> Task statement: Scan the lines below for the word "this". Copy each line you find it in.

> Task material:
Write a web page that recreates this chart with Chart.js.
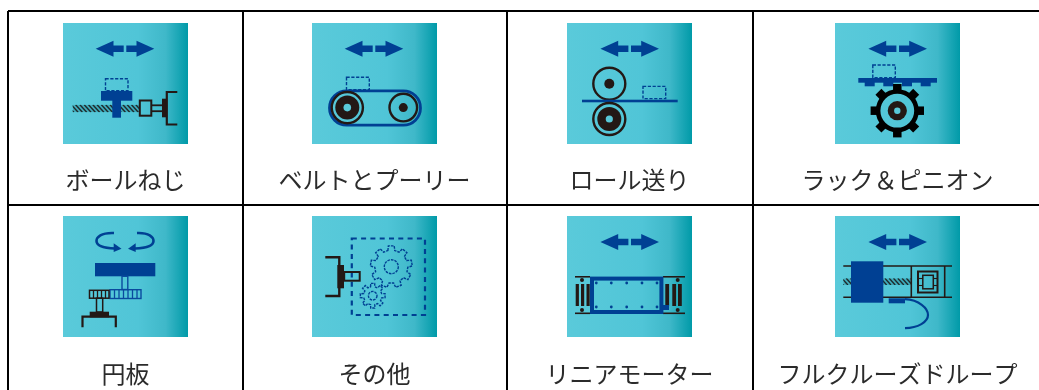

* * *

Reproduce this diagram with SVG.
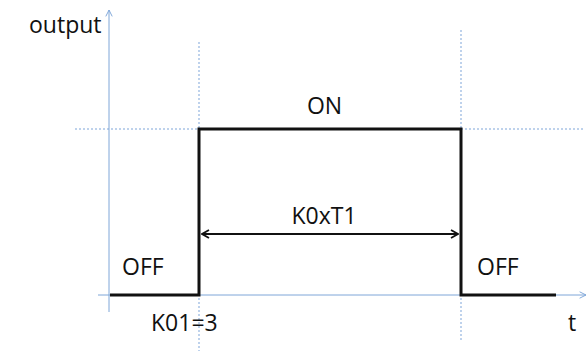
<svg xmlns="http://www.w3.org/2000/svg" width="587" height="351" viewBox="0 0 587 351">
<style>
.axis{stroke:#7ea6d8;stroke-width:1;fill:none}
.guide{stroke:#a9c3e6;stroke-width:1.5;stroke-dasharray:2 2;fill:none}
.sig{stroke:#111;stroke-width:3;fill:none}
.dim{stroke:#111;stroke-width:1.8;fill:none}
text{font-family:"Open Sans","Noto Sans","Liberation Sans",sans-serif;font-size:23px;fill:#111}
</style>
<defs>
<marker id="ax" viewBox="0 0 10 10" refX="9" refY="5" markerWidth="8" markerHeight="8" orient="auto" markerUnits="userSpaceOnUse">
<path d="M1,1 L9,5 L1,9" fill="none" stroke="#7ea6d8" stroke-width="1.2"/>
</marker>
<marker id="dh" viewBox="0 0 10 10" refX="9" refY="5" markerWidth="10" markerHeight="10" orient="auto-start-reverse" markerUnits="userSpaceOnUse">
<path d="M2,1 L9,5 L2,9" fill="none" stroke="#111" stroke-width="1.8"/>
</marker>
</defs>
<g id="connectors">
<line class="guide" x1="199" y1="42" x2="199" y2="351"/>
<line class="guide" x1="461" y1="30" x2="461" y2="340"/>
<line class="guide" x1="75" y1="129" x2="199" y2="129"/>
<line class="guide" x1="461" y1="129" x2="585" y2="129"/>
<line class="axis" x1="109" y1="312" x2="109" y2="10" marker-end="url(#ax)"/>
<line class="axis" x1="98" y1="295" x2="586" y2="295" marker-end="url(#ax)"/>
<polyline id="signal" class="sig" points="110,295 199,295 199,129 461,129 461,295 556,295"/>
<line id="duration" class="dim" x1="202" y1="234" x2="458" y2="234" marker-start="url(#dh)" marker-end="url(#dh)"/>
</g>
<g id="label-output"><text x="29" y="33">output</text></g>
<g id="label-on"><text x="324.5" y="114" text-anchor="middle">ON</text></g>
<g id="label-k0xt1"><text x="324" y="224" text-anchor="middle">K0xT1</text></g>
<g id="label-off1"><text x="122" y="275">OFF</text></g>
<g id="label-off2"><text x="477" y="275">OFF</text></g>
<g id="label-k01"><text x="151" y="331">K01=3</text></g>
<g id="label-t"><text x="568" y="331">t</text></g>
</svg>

> Response to the task:
Write a web page that recreates this chart with Chart.js.
Reproduce this diagram with SVG.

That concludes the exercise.